Looking again at the sysbox-mgr log you posted above, it seems the Docker daemon is not responding to the sysbox-mgr's query for 3 secs, at which point the sysbox-mgr times-out and reports the error.

time="2022-04-08 14:01:05" level=debug msg="autoRemoveCheck: Docker query start for 8ec38dddb942"                                                                                                                                                                                                                             
time="2022-04-08 14:01:08" level=debug msg="FIXME: Got an status-code for which error does not match any expected type!!!: -1" module=api status_code=-1                                                                                                                                                                      
time="2022-04-08 14:01:08" level=debug msg="autoRemoveCheck: Docker query for 8ec38dddb942 failed: Cannot connect to the Docker daemon at unix:///var/run/docker.sock. Is the docker daemon running?"                                                                                                                         

What caused the Docker engine to not respond? I've no idea.

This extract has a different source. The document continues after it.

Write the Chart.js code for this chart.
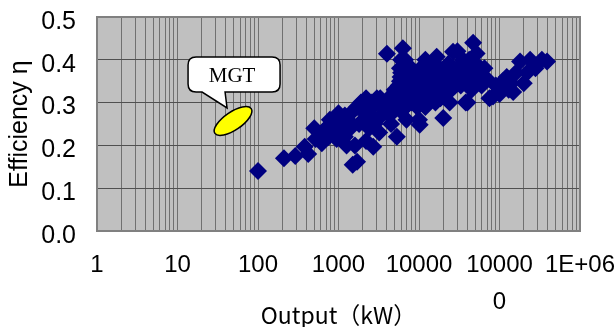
<!DOCTYPE html>
<html>
<head>
<meta charset="utf-8">
<script src="https://cdn.jsdelivr.net/npm/chart.js@4/dist/chart.umd.min.js"></script>
<style>
  html, body { margin: 0; padding: 0; background: #fff; }
  #wrap { width: 614px; height: 327px; }
</style>
</head>
<body>
<div id="wrap"><canvas id="effChart" width="614" height="327"></canvas></div>
<script>
// output (kW) and efficiency of each unit
const outputKW = [
    100, 210, 290, 420, 380, 500, 520, 650, 620, 780, 750, 850, 1000, 1050, 950, 1200,
    1300, 1400, 1500, 1700, 1600, 1800, 2000, 2200, 2200, 2500, 2400, 2800, 3000, 3300, 3500, 3200,
    3800, 4000, 4000, 4300, 4500, 5000, 5300, 5900, 5700, 6000, 6300, 6700, 6500, 7000, 7500, 7000,
    8000, 8500, 9000, 9500, 10000, 10200, 11300, 12000, 12500, 13000, 14000, 15000, 16600, 16000, 18000, 19000,
    20000, 21000, 23000, 26500, 25000, 28000, 30000, 38000, 35000, 38000, 40000, 43000, 47000, 52000, 50000, 55000,
    60000, 65000, 70000, 83000, 90000, 100000, 110000, 123000, 140000, 160000, 180000, 200000, 220000, 240000, 280000, 336000,
    1700, 1900, 3000, 4500, 6000, 8000, 9000, 11000, 15000, 20000, 24000, 30000, 36000, 45000,
    2600, 2800, 3400, 3600, 4200, 4800, 5600, 5800, 6200, 6800, 7200, 7800, 8500, 9500, 10500, 11500,
    12000, 13500, 14500, 16000, 17000, 18500, 22000, 25000, 27000, 33000, 40000, 42000, 48000, 58000,
    1200, 1500, 2100, 900, 700, 1100, 2600, 5800, 6000, 6000, 7500, 10000, 12000, 75000, 130000, 390000,
    2700, 1260, 148000
];
const efficiency = [
    0.14, 0.17, 0.175, 0.18, 0.197, 0.24, 0.215, 0.23, 0.205, 0.26, 0.22, 0.24, 0.275, 0.25, 0.215, 0.22,
    0.26, 0.24, 0.155, 0.162, 0.20, 0.25, 0.28, 0.31, 0.21, 0.27, 0.24, 0.30, 0.26, 0.31, 0.29, 0.23,
    0.30, 0.414, 0.28, 0.27, 0.25, 0.33, 0.22, 0.36, 0.30, 0.28, 0.427, 0.40, 0.37, 0.34, 0.31, 0.26,
    0.38, 0.35, 0.32, 0.29, 0.26, 0.248, 0.37, 0.34, 0.31, 0.39, 0.36, 0.33, 0.407, 0.30, 0.38, 0.35,
    0.264, 0.32, 0.39, 0.419, 0.36, 0.34, 0.38, 0.30, 0.40, 0.35, 0.30, 0.37, 0.44, 0.415, 0.39, 0.36,
    0.34, 0.38, 0.355, 0.314, 0.34, 0.32, 0.35, 0.36, 0.345, 0.37, 0.396, 0.345, 0.37, 0.40, 0.38, 0.40,
    0.29, 0.30, 0.31, 0.30, 0.32, 0.30, 0.36, 0.30, 0.38, 0.33, 0.30, 0.42, 0.36, 0.33,
    0.29, 0.25, 0.27, 0.30, 0.31, 0.29, 0.34, 0.35, 0.31, 0.29, 0.36, 0.33, 0.31, 0.34, 0.33, 0.35,
    0.29, 0.33, 0.31, 0.36, 0.33, 0.31, 0.36, 0.33, 0.38, 0.34, 0.38, 0.40, 0.36, 0.38,
    0.27, 0.28, 0.26, 0.25, 0.24, 0.23, 0.30, 0.38, 0.40, 0.37, 0.38, 0.376, 0.40, 0.31, 0.33, 0.396,
    0.197, 0.20, 0.325
];

const xTickLabels = { 1: '1', 10: '10', 100: '100', 1000: '1000', 10000: '10000', 100000: ['10000', '0'], 1000000: '1E+06' };
const yTickStep = 0.1;

// MGT region marker (centre, in kW / efficiency)
const mgtLabel = 'MGT';
const mgtCentre = [49, 0.257];

const points = outputKW.map((x, i) => ({ x: x, y: efficiency[i] }));

const plotFrame = {
    id: 'plotFrame',
    beforeDraw(chart) {
        const a = chart.chartArea;
        const ctx = chart.ctx;
        ctx.save();
        ctx.fillStyle = '#c0c0c0';
        ctx.fillRect(a.left, a.top, a.right - a.left, a.bottom - a.top);
        ctx.restore();
    },
    afterDraw(chart) {
        const a = chart.chartArea;
        const ctx = chart.ctx;
        ctx.save();
        ctx.strokeStyle = '#808080';
        ctx.lineWidth = 2;
        ctx.strokeRect(a.left, a.top, a.right - a.left, a.bottom - a.top);

        // MGT ellipse + callout
        const cx = chart.scales.x.getPixelForValue(mgtCentre[0]);
        const cy = chart.scales.y.getPixelForValue(mgtCentre[1]);
        ctx.lineWidth = 1.5;
        ctx.strokeStyle = '#000';
        ctx.fillStyle = '#ffff00';
        ctx.beginPath();
        ctx.ellipse(cx, cy, 22, 9, -0.6, 0, Math.PI * 2);
        ctx.fill();
        ctx.stroke();

        const l = cx - 45, r = cx + 47, t = cy - 64, b = cy - 29, rad = 8;
        ctx.fillStyle = '#fff';
        ctx.beginPath();
        ctx.moveTo(l + rad, t);
        ctx.lineTo(r - rad, t);
        ctx.quadraticCurveTo(r, t, r, t + rad);
        ctx.lineTo(r, b - rad);
        ctx.quadraticCurveTo(r, b, r - rad, b);
        ctx.lineTo(cx - 8, b);
        ctx.lineTo(cx - 6, cy - 13);
        ctx.lineTo(cx - 31, b);
        ctx.lineTo(l + rad, b);
        ctx.quadraticCurveTo(l, b, l, b - rad);
        ctx.lineTo(l, t + rad);
        ctx.quadraticCurveTo(l, t, l + rad, t);
        ctx.closePath();
        ctx.fill();
        ctx.stroke();

        ctx.fillStyle = '#000';
        ctx.font = '21px "Liberation Serif", "Times New Roman", serif';
        ctx.textAlign = 'center';
        ctx.textBaseline = 'middle';
        ctx.fillText(mgtLabel, cx - 1, cy - 45);
        ctx.restore();
    }
};

const ctx = document.getElementById('effChart').getContext('2d');
new Chart(ctx, {
    type: 'scatter',
    data: {
        datasets: [{
            data: points,
            pointStyle: 'rectRot',
            pointRadius: 9,
            pointHoverRadius: 9,
            backgroundColor: '#000080',
            borderColor: '#000080',
            borderWidth: 0
        }]
    },
    options: {
        responsive: false,
        animation: false,
        layout: { padding: { left: 0, right: 34, top: 17, bottom: 0 } },
        plugins: { legend: { display: false }, tooltip: { enabled: false } },
        scales: {
            x: {
                type: 'logarithmic',
                min: 1,
                max: 1000000,
                afterBuildTicks(scale) {
                    const ticks = [];
                    for (let e = 0; e < 6; e++) {
                        for (let s = 1; s < 10; s++) ticks.push({ value: s * Math.pow(10, e) });
                    }
                    ticks.push({ value: 1000000 });
                    scale.ticks = ticks;
                },
                afterFit(scale) {
                    scale.height = 96;
                    scale.paddingLeft = 0;
                    scale.paddingRight = 0;
                },
                grid: { color: '#707070', lineWidth: 1, drawTicks: false },
                border: { display: false },
                ticks: {
                    autoSkip: false,
                    maxRotation: 0,
                    padding: 16,
                    color: '#000',
                    font: { family: '"Liberation Sans", Arial, sans-serif', size: 24, lineHeight: '37px' },
                    callback: (v) => xTickLabels[v] !== undefined ? xTickLabels[v] : ''
                },
                title: {
                    display: true,
                    text: 'Output（kW）',
                    color: '#000',
                    padding: 0,
                    font: { family: '"Noto Sans CJK JP", sans-serif', size: 23, lineHeight: 1.0 }
                }
            },
            y: {
                min: 0,
                max: 0.5,
                afterFit(scale) {
                    scale.width = 97;
                    scale.paddingTop = 0;
                    scale.paddingBottom = 0;
                },
                grid: { color: '#505050', lineWidth: 1, drawTicks: false },
                border: { display: false },
                ticks: {
                    stepSize: yTickStep,
                    padding: 21,
                    labelOffset: 5,
                    color: '#000',
                    font: { family: '"Liberation Sans", Arial, sans-serif', size: 25 },
                    callback: (v) => v.toFixed(1)
                },
                title: {
                    display: true,
                    text: 'Efficiency η',
                    color: '#000',
                    padding: { top: 8, bottom: 0 },
                    font: { family: '"Liberation Sans", Arial, sans-serif', size: 25, lineHeight: 1.0 }
                }
            }
        }
    },
    plugins: [plotFrame]
});
</script>
</body>
</html>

The reason you don't see this with the regular runc is that it never queries Docker back for any info, but Sysbox does. Nonetheless, I don't believe there is a bug in Sysbox, as the evidence points to Docker not responding via it's API. We just have to figure out why.

Question: when the failure occurs, what other operations was Docker doing at the time? I wonder if it's busy with something and therefore not responding on its API.

OriGlassman commented 2 years ago

In one environment there were other containers (with runc runtime) which docker restart occasionally and in other environment the only container was with sysbox-runc runtime so basically it shouldn't be busy doing other operations

ctalledo commented 2 years ago

Hi @OriGlassman, thanks.

Is there anything in the Docker log (e.g., sudo journalctl -u docker) around the time of the failure (time="2022-04-08 14:01:08") that would give a hint on why Docker was not responding via it's API?